**Task brief**
Restate each of the lines below word for word and drop every picture.

**The records**
⟨

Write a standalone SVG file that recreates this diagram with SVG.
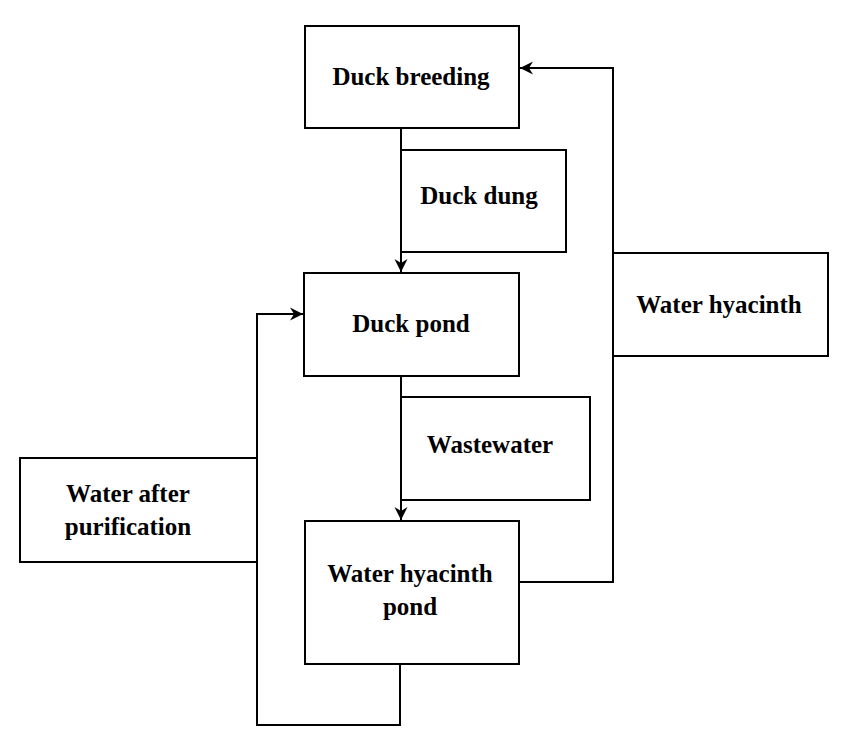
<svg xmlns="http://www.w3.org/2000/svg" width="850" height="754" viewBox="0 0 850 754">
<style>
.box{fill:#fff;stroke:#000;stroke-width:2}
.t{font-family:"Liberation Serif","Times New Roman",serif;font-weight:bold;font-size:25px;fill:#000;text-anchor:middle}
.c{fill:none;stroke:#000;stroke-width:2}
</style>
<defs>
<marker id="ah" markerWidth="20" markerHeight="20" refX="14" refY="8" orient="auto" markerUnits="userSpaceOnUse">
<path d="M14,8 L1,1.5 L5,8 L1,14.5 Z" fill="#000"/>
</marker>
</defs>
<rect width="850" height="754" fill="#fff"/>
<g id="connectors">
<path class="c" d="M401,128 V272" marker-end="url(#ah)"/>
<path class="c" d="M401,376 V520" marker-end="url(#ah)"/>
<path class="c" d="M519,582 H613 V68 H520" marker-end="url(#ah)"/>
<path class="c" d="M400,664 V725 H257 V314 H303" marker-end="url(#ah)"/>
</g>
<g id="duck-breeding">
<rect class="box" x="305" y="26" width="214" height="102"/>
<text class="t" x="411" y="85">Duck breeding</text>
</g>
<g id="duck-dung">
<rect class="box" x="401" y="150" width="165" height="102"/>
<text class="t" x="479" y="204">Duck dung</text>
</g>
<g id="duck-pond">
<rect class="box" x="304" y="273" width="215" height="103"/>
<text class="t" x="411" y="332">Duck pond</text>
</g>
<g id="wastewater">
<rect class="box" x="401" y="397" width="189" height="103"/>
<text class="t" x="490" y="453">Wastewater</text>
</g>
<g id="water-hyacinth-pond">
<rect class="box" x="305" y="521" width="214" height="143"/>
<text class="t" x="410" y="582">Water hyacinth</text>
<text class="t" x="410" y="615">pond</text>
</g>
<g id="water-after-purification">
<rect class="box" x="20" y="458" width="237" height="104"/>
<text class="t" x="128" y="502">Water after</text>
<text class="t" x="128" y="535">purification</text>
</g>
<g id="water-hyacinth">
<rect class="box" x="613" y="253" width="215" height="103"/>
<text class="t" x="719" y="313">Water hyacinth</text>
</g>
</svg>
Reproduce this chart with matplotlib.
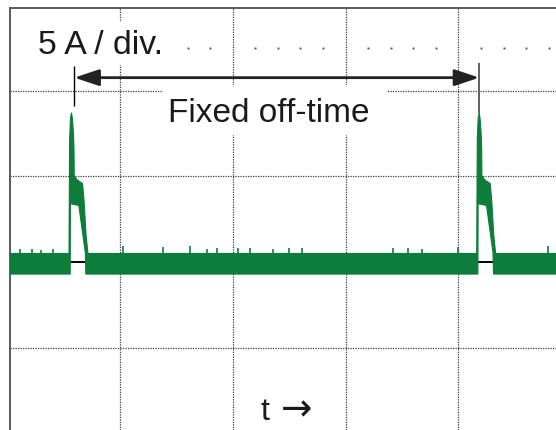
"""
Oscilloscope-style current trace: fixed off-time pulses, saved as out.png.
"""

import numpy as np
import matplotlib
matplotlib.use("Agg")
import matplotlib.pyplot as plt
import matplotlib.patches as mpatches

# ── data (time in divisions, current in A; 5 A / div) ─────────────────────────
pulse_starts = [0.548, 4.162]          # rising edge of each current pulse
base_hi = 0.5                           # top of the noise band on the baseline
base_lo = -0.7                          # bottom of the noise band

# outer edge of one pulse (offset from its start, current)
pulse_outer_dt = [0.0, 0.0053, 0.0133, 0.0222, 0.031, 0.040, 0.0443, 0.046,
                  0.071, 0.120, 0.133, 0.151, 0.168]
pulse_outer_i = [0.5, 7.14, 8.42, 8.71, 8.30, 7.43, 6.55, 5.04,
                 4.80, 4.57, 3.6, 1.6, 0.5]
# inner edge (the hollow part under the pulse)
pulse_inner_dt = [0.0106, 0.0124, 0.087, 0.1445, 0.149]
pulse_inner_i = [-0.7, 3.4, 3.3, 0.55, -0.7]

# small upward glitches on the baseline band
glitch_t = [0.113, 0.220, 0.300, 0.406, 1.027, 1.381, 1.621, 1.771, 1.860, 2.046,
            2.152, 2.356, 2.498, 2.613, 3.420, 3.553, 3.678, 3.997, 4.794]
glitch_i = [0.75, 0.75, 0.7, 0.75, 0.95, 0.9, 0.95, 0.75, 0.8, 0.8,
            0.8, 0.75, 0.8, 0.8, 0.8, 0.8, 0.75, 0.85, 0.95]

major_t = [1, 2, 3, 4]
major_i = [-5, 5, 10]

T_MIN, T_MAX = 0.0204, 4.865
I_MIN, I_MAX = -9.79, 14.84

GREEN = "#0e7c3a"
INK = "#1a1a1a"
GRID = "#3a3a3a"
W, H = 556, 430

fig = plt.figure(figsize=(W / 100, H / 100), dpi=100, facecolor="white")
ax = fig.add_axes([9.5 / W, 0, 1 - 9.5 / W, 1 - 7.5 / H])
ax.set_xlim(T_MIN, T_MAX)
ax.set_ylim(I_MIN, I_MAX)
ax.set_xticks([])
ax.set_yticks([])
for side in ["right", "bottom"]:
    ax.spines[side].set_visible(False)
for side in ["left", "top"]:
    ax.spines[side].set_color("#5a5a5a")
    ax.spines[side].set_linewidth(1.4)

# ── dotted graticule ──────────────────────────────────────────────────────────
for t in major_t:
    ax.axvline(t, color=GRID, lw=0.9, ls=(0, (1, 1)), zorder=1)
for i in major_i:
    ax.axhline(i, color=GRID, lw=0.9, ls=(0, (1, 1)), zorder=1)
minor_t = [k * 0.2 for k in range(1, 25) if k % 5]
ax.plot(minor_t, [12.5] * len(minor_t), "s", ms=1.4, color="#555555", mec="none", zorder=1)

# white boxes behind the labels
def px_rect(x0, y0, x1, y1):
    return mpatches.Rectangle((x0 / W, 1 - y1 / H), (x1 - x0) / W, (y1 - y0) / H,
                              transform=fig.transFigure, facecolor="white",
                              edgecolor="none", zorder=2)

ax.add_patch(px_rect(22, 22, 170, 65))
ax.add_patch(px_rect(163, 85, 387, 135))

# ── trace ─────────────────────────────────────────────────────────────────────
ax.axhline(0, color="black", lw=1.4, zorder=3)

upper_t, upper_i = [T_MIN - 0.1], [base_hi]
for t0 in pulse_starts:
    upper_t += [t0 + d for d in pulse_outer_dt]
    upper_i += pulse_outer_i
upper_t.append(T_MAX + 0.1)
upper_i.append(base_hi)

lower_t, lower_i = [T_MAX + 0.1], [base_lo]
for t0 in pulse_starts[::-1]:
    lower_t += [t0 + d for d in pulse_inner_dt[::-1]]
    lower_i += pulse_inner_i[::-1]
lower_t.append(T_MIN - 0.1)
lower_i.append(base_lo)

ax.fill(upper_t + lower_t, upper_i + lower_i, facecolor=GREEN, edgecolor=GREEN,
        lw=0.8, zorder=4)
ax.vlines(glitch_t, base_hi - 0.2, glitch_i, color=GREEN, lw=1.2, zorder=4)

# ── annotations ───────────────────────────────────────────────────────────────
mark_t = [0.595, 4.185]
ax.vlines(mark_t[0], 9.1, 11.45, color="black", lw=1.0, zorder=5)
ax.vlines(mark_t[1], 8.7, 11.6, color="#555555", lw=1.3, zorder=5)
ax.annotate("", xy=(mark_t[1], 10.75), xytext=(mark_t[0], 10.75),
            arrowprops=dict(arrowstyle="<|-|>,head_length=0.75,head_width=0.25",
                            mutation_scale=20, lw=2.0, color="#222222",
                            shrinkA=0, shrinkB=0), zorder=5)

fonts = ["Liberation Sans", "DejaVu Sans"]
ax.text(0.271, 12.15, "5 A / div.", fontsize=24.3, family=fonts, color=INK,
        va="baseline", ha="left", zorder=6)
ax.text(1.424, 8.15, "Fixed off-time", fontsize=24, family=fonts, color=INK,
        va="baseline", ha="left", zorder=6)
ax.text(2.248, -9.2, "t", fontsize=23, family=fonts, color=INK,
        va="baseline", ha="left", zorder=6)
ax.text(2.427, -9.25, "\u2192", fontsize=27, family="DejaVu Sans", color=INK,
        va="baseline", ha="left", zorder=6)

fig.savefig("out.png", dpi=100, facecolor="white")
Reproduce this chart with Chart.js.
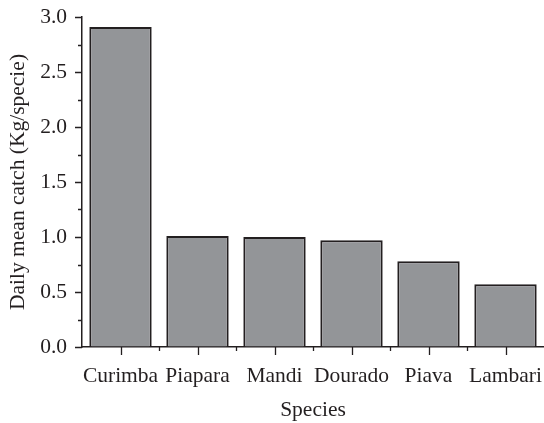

⟩

**Task answer**
Write a standalone SVG file that recreates this diagram with SVG.
<svg xmlns="http://www.w3.org/2000/svg" width="850" height="754" viewBox="0 0 850 754">
<style>
.box{fill:#fff;stroke:#000;stroke-width:2}
.t{font-family:"Liberation Serif","Times New Roman",serif;font-weight:bold;font-size:25px;fill:#000;text-anchor:middle}
.c{fill:none;stroke:#000;stroke-width:2}
</style>
<defs>
<marker id="ah" markerWidth="20" markerHeight="20" refX="14" refY="8" orient="auto" markerUnits="userSpaceOnUse">
<path d="M14,8 L1,1.5 L5,8 L1,14.5 Z" fill="#000"/>
</marker>
</defs>
<rect width="850" height="754" fill="#fff"/>
<g id="connectors">
<path class="c" d="M401,128 V272" marker-end="url(#ah)"/>
<path class="c" d="M401,376 V520" marker-end="url(#ah)"/>
<path class="c" d="M519,582 H613 V68 H520" marker-end="url(#ah)"/>
<path class="c" d="M400,664 V725 H257 V314 H303" marker-end="url(#ah)"/>
</g>
<g id="duck-breeding">
<rect class="box" x="305" y="26" width="214" height="102"/>
<text class="t" x="411" y="85">Duck breeding</text>
</g>
<g id="duck-dung">
<rect class="box" x="401" y="150" width="165" height="102"/>
<text class="t" x="479" y="204">Duck dung</text>
</g>
<g id="duck-pond">
<rect class="box" x="304" y="273" width="215" height="103"/>
<text class="t" x="411" y="332">Duck pond</text>
</g>
<g id="wastewater">
<rect class="box" x="401" y="397" width="189" height="103"/>
<text class="t" x="490" y="453">Wastewater</text>
</g>
<g id="water-hyacinth-pond">
<rect class="box" x="305" y="521" width="214" height="143"/>
<text class="t" x="410" y="582">Water hyacinth</text>
<text class="t" x="410" y="615">pond</text>
</g>
<g id="water-after-purification">
<rect class="box" x="20" y="458" width="237" height="104"/>
<text class="t" x="128" y="502">Water after</text>
<text class="t" x="128" y="535">purification</text>
</g>
<g id="water-hyacinth">
<rect class="box" x="613" y="253" width="215" height="103"/>
<text class="t" x="719" y="313">Water hyacinth</text>
</g>
</svg>
Reproduce this chart with matplotlib.
"""
Oscilloscope-style current trace: fixed off-time pulses, saved as out.png.
"""

import numpy as np
import matplotlib
matplotlib.use("Agg")
import matplotlib.pyplot as plt
import matplotlib.patches as mpatches

# ── data (time in divisions, current in A; 5 A / div) ─────────────────────────
pulse_starts = [0.548, 4.162]          # rising edge of each current pulse
base_hi = 0.5                           # top of the noise band on the baseline
base_lo = -0.7                          # bottom of the noise band

# outer edge of one pulse (offset from its start, current)
pulse_outer_dt = [0.0, 0.0053, 0.0133, 0.0222, 0.031, 0.040, 0.0443, 0.046,
                  0.071, 0.120, 0.133, 0.151, 0.168]
pulse_outer_i = [0.5, 7.14, 8.42, 8.71, 8.30, 7.43, 6.55, 5.04,
                 4.80, 4.57, 3.6, 1.6, 0.5]
# inner edge (the hollow part under the pulse)
pulse_inner_dt = [0.0106, 0.0124, 0.087, 0.1445, 0.149]
pulse_inner_i = [-0.7, 3.4, 3.3, 0.55, -0.7]

# small upward glitches on the baseline band
glitch_t = [0.113, 0.220, 0.300, 0.406, 1.027, 1.381, 1.621, 1.771, 1.860, 2.046,
            2.152, 2.356, 2.498, 2.613, 3.420, 3.553, 3.678, 3.997, 4.794]
glitch_i = [0.75, 0.75, 0.7, 0.75, 0.95, 0.9, 0.95, 0.75, 0.8, 0.8,
            0.8, 0.75, 0.8, 0.8, 0.8, 0.8, 0.75, 0.85, 0.95]

major_t = [1, 2, 3, 4]
major_i = [-5, 5, 10]

T_MIN, T_MAX = 0.0204, 4.865
I_MIN, I_MAX = -9.79, 14.84

GREEN = "#0e7c3a"
INK = "#1a1a1a"
GRID = "#3a3a3a"
W, H = 556, 430

fig = plt.figure(figsize=(W / 100, H / 100), dpi=100, facecolor="white")
ax = fig.add_axes([9.5 / W, 0, 1 - 9.5 / W, 1 - 7.5 / H])
ax.set_xlim(T_MIN, T_MAX)
ax.set_ylim(I_MIN, I_MAX)
ax.set_xticks([])
ax.set_yticks([])
for side in ["right", "bottom"]:
    ax.spines[side].set_visible(False)
for side in ["left", "top"]:
    ax.spines[side].set_color("#5a5a5a")
    ax.spines[side].set_linewidth(1.4)

# ── dotted graticule ──────────────────────────────────────────────────────────
for t in major_t:
    ax.axvline(t, color=GRID, lw=0.9, ls=(0, (1, 1)), zorder=1)
for i in major_i:
    ax.axhline(i, color=GRID, lw=0.9, ls=(0, (1, 1)), zorder=1)
minor_t = [k * 0.2 for k in range(1, 25) if k % 5]
ax.plot(minor_t, [12.5] * len(minor_t), "s", ms=1.4, color="#555555", mec="none", zorder=1)

# white boxes behind the labels
def px_rect(x0, y0, x1, y1):
    return mpatches.Rectangle((x0 / W, 1 - y1 / H), (x1 - x0) / W, (y1 - y0) / H,
                              transform=fig.transFigure, facecolor="white",
                              edgecolor="none", zorder=2)

ax.add_patch(px_rect(22, 22, 170, 65))
ax.add_patch(px_rect(163, 85, 387, 135))

# ── trace ─────────────────────────────────────────────────────────────────────
ax.axhline(0, color="black", lw=1.4, zorder=3)

upper_t, upper_i = [T_MIN - 0.1], [base_hi]
for t0 in pulse_starts:
    upper_t += [t0 + d for d in pulse_outer_dt]
    upper_i += pulse_outer_i
upper_t.append(T_MAX + 0.1)
upper_i.append(base_hi)

lower_t, lower_i = [T_MAX + 0.1], [base_lo]
for t0 in pulse_starts[::-1]:
    lower_t += [t0 + d for d in pulse_inner_dt[::-1]]
    lower_i += pulse_inner_i[::-1]
lower_t.append(T_MIN - 0.1)
lower_i.append(base_lo)

ax.fill(upper_t + lower_t, upper_i + lower_i, facecolor=GREEN, edgecolor=GREEN,
        lw=0.8, zorder=4)
ax.vlines(glitch_t, base_hi - 0.2, glitch_i, color=GREEN, lw=1.2, zorder=4)

# ── annotations ───────────────────────────────────────────────────────────────
mark_t = [0.595, 4.185]
ax.vlines(mark_t[0], 9.1, 11.45, color="black", lw=1.0, zorder=5)
ax.vlines(mark_t[1], 8.7, 11.6, color="#555555", lw=1.3, zorder=5)
ax.annotate("", xy=(mark_t[1], 10.75), xytext=(mark_t[0], 10.75),
            arrowprops=dict(arrowstyle="<|-|>,head_length=0.75,head_width=0.25",
                            mutation_scale=20, lw=2.0, color="#222222",
                            shrinkA=0, shrinkB=0), zorder=5)

fonts = ["Liberation Sans", "DejaVu Sans"]
ax.text(0.271, 12.15, "5 A / div.", fontsize=24.3, family=fonts, color=INK,
        va="baseline", ha="left", zorder=6)
ax.text(1.424, 8.15, "Fixed off-time", fontsize=24, family=fonts, color=INK,
        va="baseline", ha="left", zorder=6)
ax.text(2.248, -9.2, "t", fontsize=23, family=fonts, color=INK,
        va="baseline", ha="left", zorder=6)
ax.text(2.427, -9.25, "\u2192", fontsize=27, family="DejaVu Sans", color=INK,
        va="baseline", ha="left", zorder=6)

fig.savefig("out.png", dpi=100, facecolor="white")
Reproduce this chart with Chart.js.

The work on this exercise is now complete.